At IFFI, Michael Douglas talks Ray, recollects ‘Pather Panchali’, ‘Charulata’
Michael Douglas will be awarded the Satyajit Ray Lifetime Achievement Award during the closing ceremony on Tuesday
Panaji: Film actor, director and producer Michael Douglas on Monday paid tribute to Satyajit Ray crediting him for “creating the beginning of Indian” cinema, and recalled how Ray influenced him early in his career.
Addressing a press conference at the 54th edition of the International Film Festival of India currently underway in Goa, Douglas who will be presented with the Satyajit Ray Lifetime Achievement Award during the closing ceremony on Tuesday, Douglas also spoke of his upcoming project ‘Racing the Monsoon’, a film that will be a sequel to ‘Romancing the Stone’ that he hopes to complete in India.
“I actually had a history of Satyajit Ray back in college, the 1960s taking a film class and becoming aware of some of his work projects as well as his style and being a renaissance man, I think he sort of created the beginning of the Indian era of filmmaking… but the idea of multiple jobs, he was so many things as an author, music editing, as well as director. So it’s a tremendous honour to receive this award,” Douglas said.
“When I was in the University of California at Santa Barbara. I was taking a film course in 1963. This is about 1964 and one of the directors that we studied a lot was Satyajit Ray. And if I remember correctly, it was a film called Pather Panchali and another called Charulata… But when I realised that he was not only the director, but he was a writer, a filmmaker, a musician and he authored books. He was quite an extraordinary man, and also the sense of dealing with people. You would not think of being heroic or large scale but showing a reality and a texture that we had known about all left me with an impression,” Douglas said.
Douglas also shared his recipe for success as a film producer, which he said was focussing on the ‘material.’
“Material, for me, became the most important.
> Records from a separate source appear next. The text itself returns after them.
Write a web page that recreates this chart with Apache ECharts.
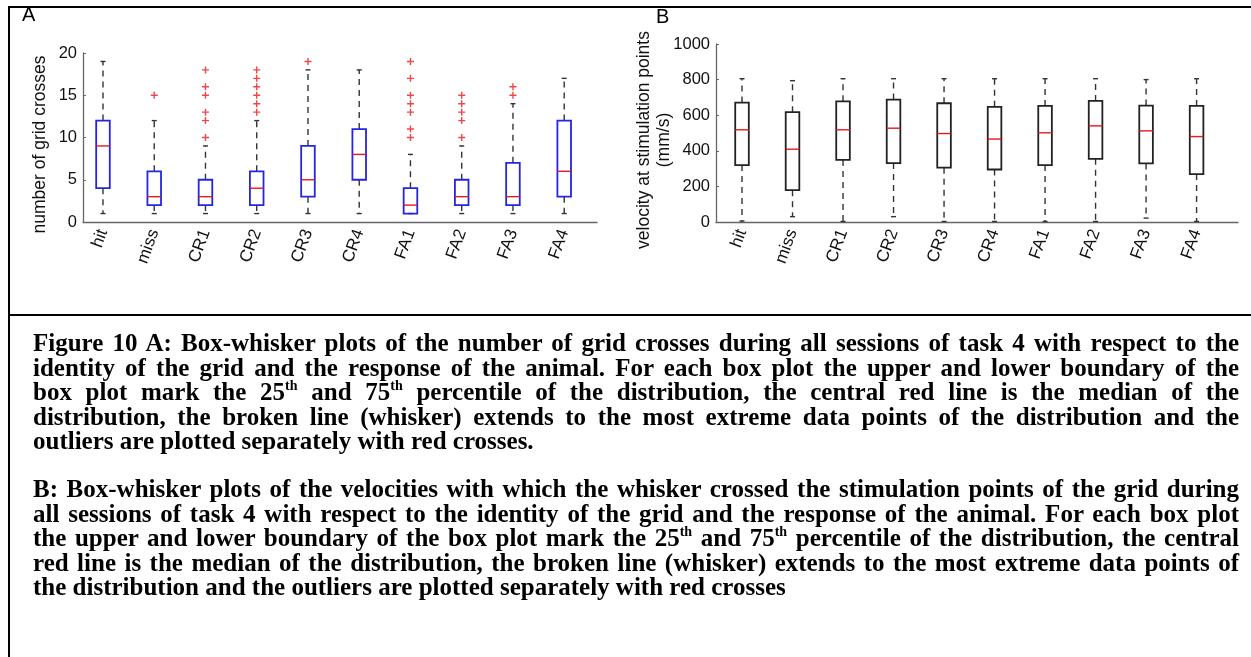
<!DOCTYPE html>
<html>
<head>
<meta charset="utf-8">
<script src="https://cdn.jsdelivr.net/npm/echarts@6/dist/echarts.min.js"></script>
<style>
  html, body { margin:0; padding:0; background:#fff; width:1251px; height:657px; overflow:hidden; }
  #chart { position:absolute; left:0; top:0; width:1251px; height:657px; }
  .frame { position:absolute; left:8px; top:6px; width:1300px; height:720px; border-left:2.5px solid #000; border-top:2px solid #000; }
  .divider { position:absolute; left:8px; top:314px; width:1300px; height:2px; background:#000; }
  .cap { position:absolute; left:33px; width:1206px; font-family:"Liberation Serif","Times New Roman",serif; font-weight:bold; font-size:25px; line-height:24px; color:#000; white-space:nowrap; text-align:justify; text-align-last:justify; }
  .cap.last { text-align-last:left; }
  .cap sup { font-size:14px; line-height:0; vertical-align:10px; }
</style>
</head>
<body>
<div class="frame"></div>
<div class="divider"></div>
<div id="chart"></div>
<div id="caption"></div>
<script>
// ---------- data ----------
const categories = ['hit','miss','CR1','CR2','CR3','CR4','FA1','FA2','FA3','FA4'];

// Panel A: number of grid crosses  [min, Q1, median, Q3, max]
const crossMin    = [1, 1, 1, 1, 1, 1, 1, 1, 1, 1];
const crossQ1     = [4, 2, 2, 2, 3, 5, 1, 2, 2, 3];
const crossMedian = [9, 3, 3, 4, 5, 8, 2, 3, 3, 6];
const crossQ3     = [12, 6, 5, 6, 9, 11, 4, 5, 7, 12];
const crossMax    = [19, 12, 9, 12, 18, 18, 8, 9, 14, 17];
// outliers: [category number (1-based), value]
const crossOutliers = [
  [2,15],
  [3,10],[3,12],[3,13],[3,15],[3,16],[3,18],
  [4,13],[4,14],[4,15],[4,16],[4,17],[4,18],
  [5,19],
  [7,10],[7,11],[7,13],[7,14],[7,15],[7,17],[7,19],
  [8,10],[8,12],[8,13],[8,14],[8,15],
  [9,15],[9,16]
];

// Panel B: velocity at stimulation points (mm/s)
const velMin    = [5, 30, 3, 30, 3, 3, 3, 3, 22, 3];
const velQ1     = [320, 179, 349, 331, 305, 295, 320, 355, 329, 269];
const velMedian = [518, 409, 518, 527, 497, 466, 501, 540, 512, 480];
const velQ3     = [671, 617, 678, 688, 667, 647, 652, 680, 654, 652];
const velMax    = [805, 794, 805, 805, 805, 805, 805, 805, 800, 805];

const crossTicks = [0, 5, 10, 15, 20];
const velTicks = [0, 200, 400, 600, 800, 1000];

// ---------- caption ----------
const captionA = [
  'Figure 10 A: Box-whisker plots of the number of grid crosses during all sessions of task 4 with respect to the',
  'identity of the grid and the response of the animal. For each box plot the upper and lower boundary of the',
  'box plot mark the 25<sup>th</sup> and 75<sup>th</sup> percentile of the distribution, the central red line is the median of the',
  'distribution, the broken line (whisker) extends to the most extreme data points of the distribution and the',
  'outliers are plotted separately with red crosses.'
];
const captionB = [
  'B: Box-whisker plots of the velocities with which the whisker crossed the stimulation points of the grid during',
  'all sessions of task 4 with respect to the identity of the grid and the response of the animal. For each box plot',
  'the upper and lower boundary of the box plot mark the 25<sup>th</sup> and 75<sup>th</sup> percentile of the distribution, the central',
  'red line is the median of the distribution, the broken line (whisker) extends to the most extreme data points of',
  'the distribution and the outliers are plotted separately with red crosses'
];
(function(){
  const cap = document.getElementById('caption');
  function add(lines, top0){
    lines.forEach((t,i)=>{
      const d = document.createElement('div');
      d.className = 'cap' + (i === lines.length-1 ? ' last' : '');
      d.style.top = (top0 + i*24.6) + 'px';
      d.innerHTML = t;
      cap.appendChild(d);
    });
  }
  add(captionA, 331);
  add(captionB, 477);
})();

// ---------- chart ----------
const font = '"Liberation Sans", Arial, sans-serif';
function boxRows(mn,q1,md,q3,mx){ return categories.map((c,i)=>[i+1, mn[i], q1[i], md[i], q3[i], mx[i]]); }

function makeRender(boxColor){
  return function(params, api){
    const x = api.value(0);
    const pMin = api.coord([x, api.value(1)]);
    const pQ1  = api.coord([x, api.value(2)]);
    const pMed = api.coord([x, api.value(3)]);
    const pQ3  = api.coord([x, api.value(4)]);
    const pMax = api.coord([x, api.value(5)]);
    const cx = pMin[0], hw = 6.8, cw = 2.5;
    const dash = { stroke:'#333', lineWidth:1.4, lineDash:[6,5] };
    const solid = { stroke:'#333', lineWidth:1.4 };
    return { type:'group', children:[
      { type:'line', shape:{x1:cx,y1:pQ3[1],x2:cx,y2:pMax[1]}, style:dash },
      { type:'line', shape:{x1:cx,y1:pQ1[1],x2:cx,y2:pMin[1]}, style:dash },
      { type:'line', shape:{x1:cx-cw,y1:pMax[1],x2:cx+cw,y2:pMax[1]}, style:solid },
      { type:'line', shape:{x1:cx-cw,y1:pMin[1],x2:cx+cw,y2:pMin[1]}, style:solid },
      { type:'rect', shape:{x:cx-hw,y:pQ3[1],width:2*hw,height:pQ1[1]-pQ3[1]}, style:{fill:'none', stroke:boxColor, lineWidth:1.8} },
      { type:'line', shape:{x1:cx-hw,y1:pMed[1],x2:cx+hw,y2:pMed[1]}, style:{stroke:'#e8191e', lineWidth:1.4} }
    ]};
  };
}

function xAxisCfg(gridIndex, min, max){
  return {
    type:'value', gridIndex, min, max,
    axisLine:{ show:true, onZero:false, lineStyle:{ color:'#666', width:1.3 } },
    axisTick:{ show:false },
    splitLine:{ show:false },
    axisLabel:{
      customValues: categories.map((c,i)=>i+1),
      formatter: v => categories[Math.round(v)-1] || '',
      rotate: 70, margin: 8, fontFamily: font, fontSize: 17, color:'#111'
    }
  };
}
function yAxisCfg(gridIndex, ticks, name, nameGap){
  return {
    type:'value', gridIndex, min: ticks[0], max: ticks[ticks.length-1], interval: ticks[1]-ticks[0],
    name, nameLocation:'middle', nameGap, nameRotate:90, nameMoveOverlap:false,
    nameTextStyle:{ fontFamily: font, fontSize:17.5, color:'#111', lineHeight:20, padding:[0,14,0,0] },
    axisLine:{ show:true, lineStyle:{ color:'#666', width:1.3 } },
    axisTick:{ show:true, inside:true, length:3, lineStyle:{ color:'#666' } },
    splitLine:{ show:false },
    axisLabel:{ fontFamily: font, fontSize:16.5, color:'#111', margin:6, formatter: v => String(v) }
  };
}

const plusPath = 'path://M2,0H3V2H5V3H3V5H2V3H0V2H2Z';

const chart = echarts.init(document.getElementById('chart'), null, { renderer:'canvas' });
chart.setOption({
  animation:false,
  backgroundColor:'transparent',
  graphic:[
    { type:'text', left:22, top:5, style:{ text:'A', font:'20px "Liberation Sans", Arial', fill:'#000' } },
    { type:'text', left:656, top:7, style:{ text:'B', font:'20px "Liberation Sans", Arial', fill:'#000' } }
  ],
  grid:[
    { left:83, top:53, width:514, height:169 },
    { left:716, top:44, width:522, height:178 }
  ],
  xAxis:[ xAxisCfg(0, 0.61, 10.64), xAxisCfg(1, 0.485, 10.82) ],
  yAxis:[
    yAxisCfg(0, crossTicks, 'number of grid crosses', 33),
    yAxisCfg(1, velTicks, 'velocity at stimulation points\n(mm/s)', 42)
  ],
  series:[
    { type:'custom', xAxisIndex:0, yAxisIndex:0, renderItem: makeRender('#2424e6'),
      encode:{ x:0, y:[1,2,3,4,5] }, data: boxRows(crossMin, crossQ1, crossMedian, crossQ3, crossMax), clip:false },
    { type:'scatter', xAxisIndex:0, yAxisIndex:0, symbol: plusPath, symbolSize:7,
      itemStyle:{ color:'#e8191e' }, data: crossOutliers },
    { type:'custom', xAxisIndex:1, yAxisIndex:1, renderItem: makeRender('#222'),
      encode:{ x:0, y:[1,2,3,4,5] }, data: boxRows(velMin, velQ1, velMedian, velQ3, velMax), clip:false }
  ]
});
</script>
</body>
</html>
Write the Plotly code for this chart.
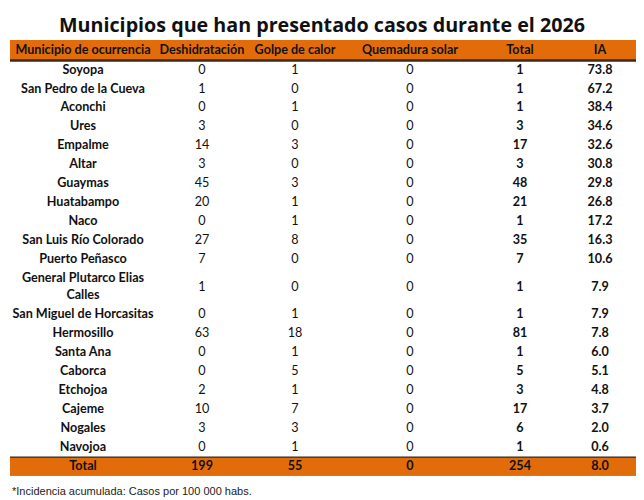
import numpy as np
import plotly.graph_objects as go

columns = ["Municipio de ocurrencia", "Deshidratación", "Golpe de calor",
           "Quemadura solar", "Total", "IA"]

municipios = ["Soyopa", "San Pedro de la Cueva", "Aconchi", "Ures", "Empalme", "Altar",
              "Guaymas", "Huatabampo", "Naco", "San Luis Río Colorado", "Puerto Peñasco",
              "General Plutarco Elias<br>Calles", "San Miguel de Horcasitas", "Hermosillo",
              "Santa Ana", "Caborca", "Etchojoa", "Cajeme", "Nogales", "Navojoa"]
deshidratacion = [0, 1, 0, 3, 14, 3, 45, 20, 0, 27, 7, 1, 0, 63, 0, 0, 2, 10, 3, 0]
golpe_calor = [1, 0, 1, 0, 3, 0, 3, 1, 1, 8, 0, 0, 1, 18, 1, 5, 1, 7, 3, 1]
quemadura = [0] * 20
total = [1, 1, 1, 3, 17, 3, 48, 21, 1, 35, 7, 1, 1, 81, 1, 5, 3, 17, 6, 1]
ia = [73.8, 67.2, 38.4, 34.6, 32.6, 30.8, 29.8, 26.8, 17.2, 16.3, 10.6,
      7.9, 7.9, 7.8, 6.0, 5.1, 4.8, 3.7, 2.0, 0.6]
totales = ["Total", 199, 55, 0, 254, 8.0]

ORANGE = "#E36C0A"
TXT = "#111111"
FONT = dict(family="Lato", size=12.6, color=TXT)

# layout of the grid (pixels)
col_w = np.array([146, 92, 94, 136, 84, 76])
col_edges = np.concatenate([[0], np.cumsum(col_w)])
col_x = (col_edges[:-1] + col_edges[1:]) / 2
header_h = 20
row_h = np.array([36 if "<br>" in m else 19 for m in municipios] + [19])
row_edges = header_h + 1 + np.concatenate([[0], np.cumsum(row_h)])
row_y = (row_edges[:-1] + row_edges[1:]) / 2
bottom = row_edges[-1]

col_texts = [
    ["<b>%s</b>" % m for m in municipios] + ["<b>%s</b>" % totales[0]],
    [str(v) for v in deshidratacion] + ["<b>%d</b>" % totales[1]],
    [str(v) for v in golpe_calor] + ["<b>%d</b>" % totales[2]],
    [str(v) for v in quemadura] + ["<b>%d</b>" % totales[3]],
    ["<b>%d</b>" % v for v in total] + ["<b>%d</b>" % totales[4]],
    ["<b>%.1f</b>" % v for v in ia] + ["<b>%.1f</b>" % totales[5]],
]

fig = go.Figure()

# header text
fig.add_trace(go.Scatter(
    x=col_x, y=[header_h / 2 + 0.5] * len(columns), mode="text",
    text=["<b>%s</b>" % c for c in columns], textposition="middle center",
    textfont=FONT, hoverinfo="skip", showlegend=False, cliponaxis=False,
))

for i, texts in enumerate(col_texts):
    fig.add_trace(go.Scatter(
        x=[col_x[i]] * len(texts), y=row_y, mode="text", text=texts,
        textposition="middle center", textfont=FONT,
        hoverinfo="skip", showlegend=False, cliponaxis=False,
    ))

shapes = [
    # header band and its dark rule
    dict(type="rect", xref="x", yref="y", x0=0, x1=col_edges[-1], y0=0, y1=header_h,
         fillcolor=ORANGE, line_width=0, layer="below"),
    dict(type="line", xref="x", yref="y", x0=0, x1=col_edges[-1], y0=header_h + 0.5,
         y1=header_h + 0.5, line=dict(color="#3b2a1c", width=2.5), layer="above"),
    # total band
    dict(type="rect", xref="x", yref="y", x0=0, x1=col_edges[-1], y0=row_edges[-2],
         y1=bottom, fillcolor=ORANGE, line_width=0, layer="below"),
    dict(type="line", xref="x", yref="y", x0=0, x1=col_edges[-1], y0=row_edges[-2],
         y1=row_edges[-2], line=dict(color="#2b2b2b", width=1.2), layer="above"),
    dict(type="line", xref="x", yref="y", x0=0, x1=col_edges[-1], y0=bottom + 0.5,
         y1=bottom + 0.5, line=dict(color="#9a9a9a", width=1.5), layer="above"),
]

fig.update_layout(
    width=644, height=500,
    margin=dict(l=2, r=14, t=32, b=32),
    paper_bgcolor="white", plot_bgcolor="white",
    xaxis=dict(range=[0, col_edges[-1]], visible=False, fixedrange=True),
    yaxis=dict(range=[bottom, 0], visible=False, fixedrange=True),
    shapes=shapes,
    title=dict(text="<b>Municipios que han presentado casos durante el 2026</b>",
               x=(322 - 8) / 644, xanchor="center", y=0.966, yanchor="middle",
               font=dict(family="Open Sans", size=19.7, color=TXT)),
    annotations=[dict(text="*Incidencia acumulada: Casos por 100 000 habs.",
                      x=0, xref="paper", y=-0.034, yref="paper", xanchor="left",
                      yanchor="middle", showarrow=False,
                      font=dict(family="Liberation Sans", size=11, color="#222222"))],
)

fig.write_html("out.html")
I don’t care what it is but if it is something that feels emotionally nervously and structured -- for me a three act structure is very important -- that’s what I count on. So if I’m haunted by it, whether it makes me laugh or cry or sexy or not. Then I analyse it and I see the structure. And so I think that’s why I’ve been fairly successful over the years trying to stick with good material. Although this also my part so much because I’d much rather be a small part and a good movie than a big part in a bad,” Douglas said.
“The material is the most important thing. Many actors can play the parts, (what matters is) how good the material is. So I think that’s always stuck with me,” he added.
His wife and film actress Catherine Zeta-Jones said it felt ‘tingly’ every time she comes to India revealing that it was an Indian doctor who performed a tracheotomy when she was 18 months old.
“It was an Indian doctor who saved my life with a tracheotomy when I was 18 months old. So I wonder why when I come to India I have this feeling of coming home and this is like my tingly feeling and maybe there’s something to do with that, that the reason why I’m actually here is because of the brilliance of an Indian doctor in Swansea, South Wales in the UK, so I’m forever indebted to him,” she added.
Catherine also shared her ‘regret’ have not having the opportunity to do a British-Indian film
“I’ve always been a huge fan. And being a singer and a dancer. I dreamed that maybe the British film industry would do a Bollywood type film and I wouldn’t be able to be nice to them. But I would love to be part of something in the Indian industry,” she added adding that one of her favourite movies was ‘The Lunchbox’ (starring actor Irrfan Khan).